NVIDIA / DCGM

NVIDIA Data Center GPU Manager (DCGM) is a project for gathering telemetry and measuring the health of NVIDIA GPUs
Apache License 2.0
373 stars 49 forks source link

Multi host fixes #111

Closed dmonakhov closed 10 months ago

dmonakhov commented 11 months ago

PR https://github.com/NVIDIA/DCGM/pull/110 introduce multi-host/health_check.py sample, but code merged is broken in many places, original issue https://github.com/NVIDIA/DCGM/issues/109

dmonakhov commented 11 months ago

@dbeer ping, What do you think about my statement above? IMHO we should use large buffers by default in order measure actual bandwidth, not mixes case , so --min-alg-bandwidth and --min-bandwidth will have reasonable limits.

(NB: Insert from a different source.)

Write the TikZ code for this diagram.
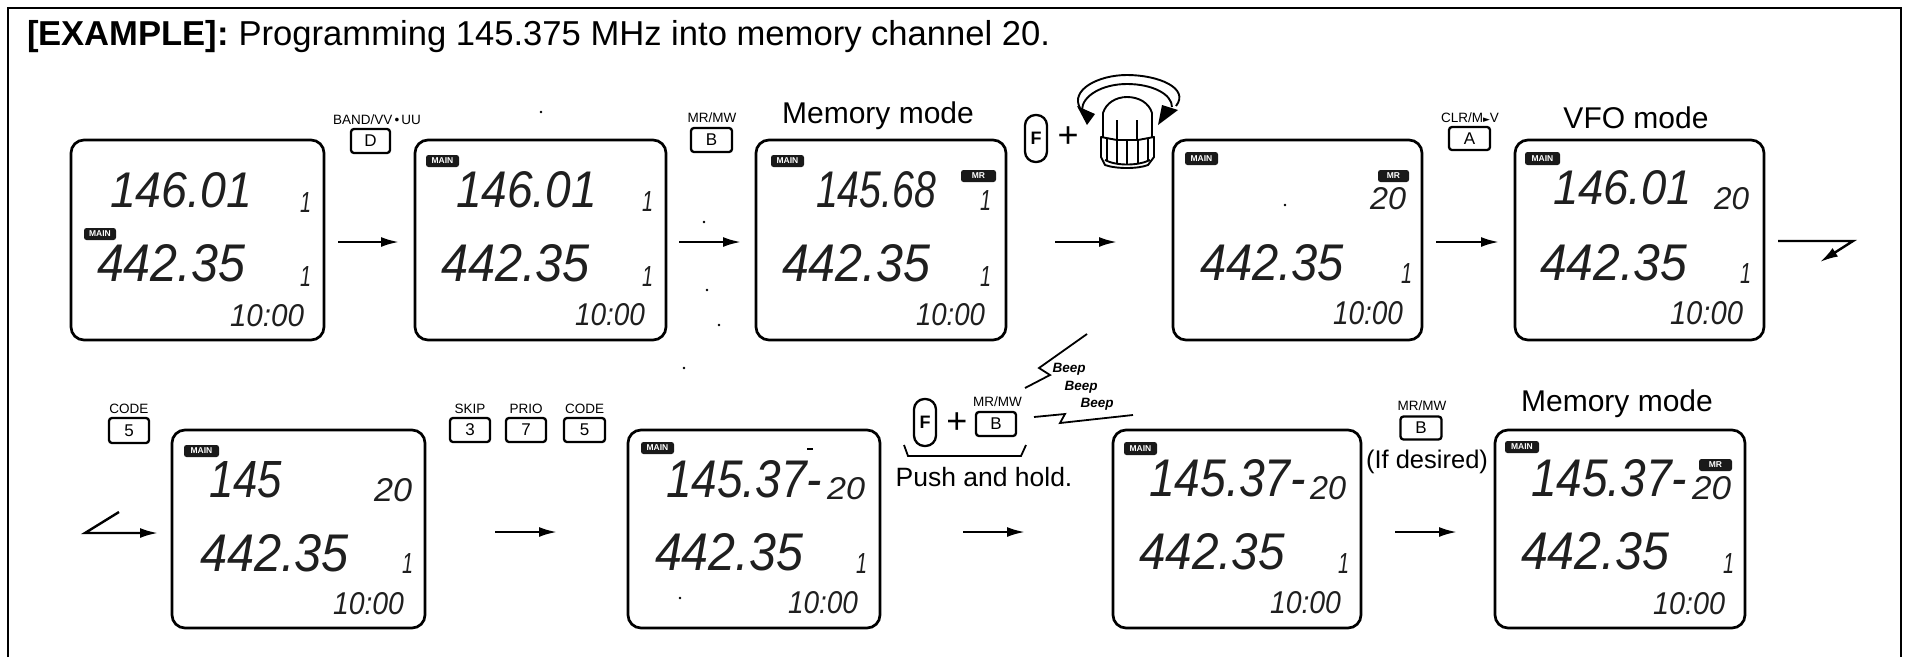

dbeer commented 10 months ago

Thank you for the MR! Everything looks good now, but we just need you to sign your work. Can you do that for us? https://github.com/NVIDIA/DCGM/blob/master/docs/contributing.md#signing-your-work

dmonakhov commented 10 months ago

@dbeer Ping, I've added signoff as you request, please merge if no questions left

dbeer commented 10 months ago

Sorry, I didn't get a notification when you signed the MR. Thank you!